I can further illustrate the point with an example from Honolulu, HI. Folks who have visited or lived there know that drivers tend to think of speed limits as loose suggestions, an attitude that makes getting around markedly more dangerous than many other places. At one time there was road work taking place at a major intersection and after-hours the road crews used large steel sheets to cover the excavation. Because the steel was loose and slippery people were forced to slow down when crossing them. This led one city council member to publically observe that perhaps steel sheets should be placed at strategic locations throughout the city to curb speeding. Not long after, a Letter to the Editor in the Star-Bulletin took the council member to task for suggesting that the streets be made less safe in order to curb an unsafe behavior.

I took a course in school on situational ethics and the primary illustrations were those of scientists who worked on biological weapons, even going so far as to test them on human subjects. The point was that the researchers were not necessarily innately evil, but had become so focused on achieving a result that they had become blinded to the reality of what they were doing. So it was with the road brouhaha and so it is with the Alum Rock Union School Board.

This behavior is a human failing and respects no division, but does seem to be more noticable among those who claim the greatest compassion for others. These folks will take a datum and rather than provide leadership so that others will want to achieve a desired outcome, instead look to coerce others into a course of action. As an illustration, this sentence from a NY Times blog pretty much sums up the attitude:

Although it’s not clear whether state law permits districts to require parents to donate time to schools, proponents say that’s besides the point.

I’ll just let that sink in for a bit.

Apparently the question of whether a course of action is legal or even moral is ‘beside the point’ as long as a higher purpose is served. Because we all know that it’s about the children. In a similar vein, Mr. Gonzalez states that “We are trying to create a culture of strong parent-guardian-family participation.” It looks like Mr. Gonzalez and his fellow Board members remember the part about the big stick but not the speaking softly.

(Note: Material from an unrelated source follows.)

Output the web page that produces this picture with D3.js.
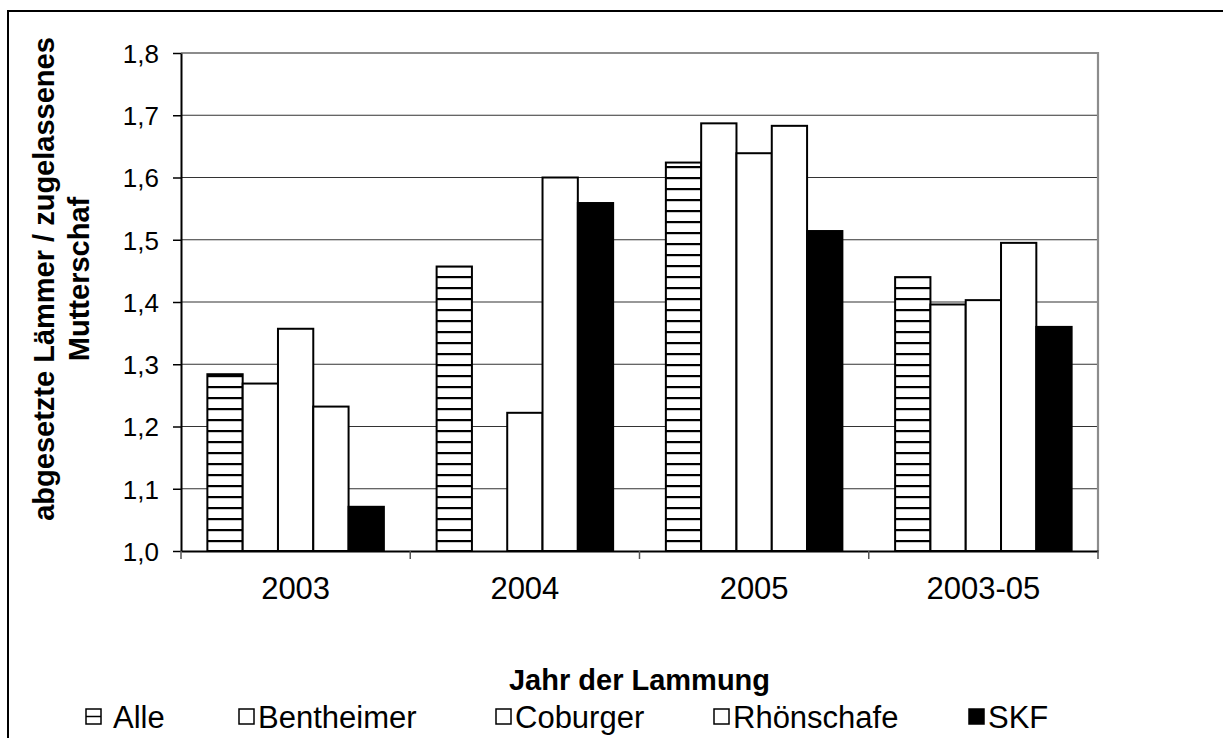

I found it indicative of cultural attitudes in journalism when I saw that the majority of reporting on this item emphasized the potential economic hardships rather than the usurpation of individual liberty. The implication is that it’s OK to be forced to give up liberty if one is not poor. I suppose that those who enjoy a higher standard of living are somehow stealing freedom from the poor. It’s so unfair!

The Alum Rock Union School Board is setting itself up for failure. If they wanted to make a statement, a resolution would have done the job nicely and may even have encouraged some parents to volunteer. Even if they pass the proposal, they have no way to enforce it. Nothing erodes authority or credibility faster than to issue an edict and have it ignored, or worse, ridiculed. They have certainly forgotten what they were elected to do: provide the means by which teachers can provide a good education to the District’s schoolchildren.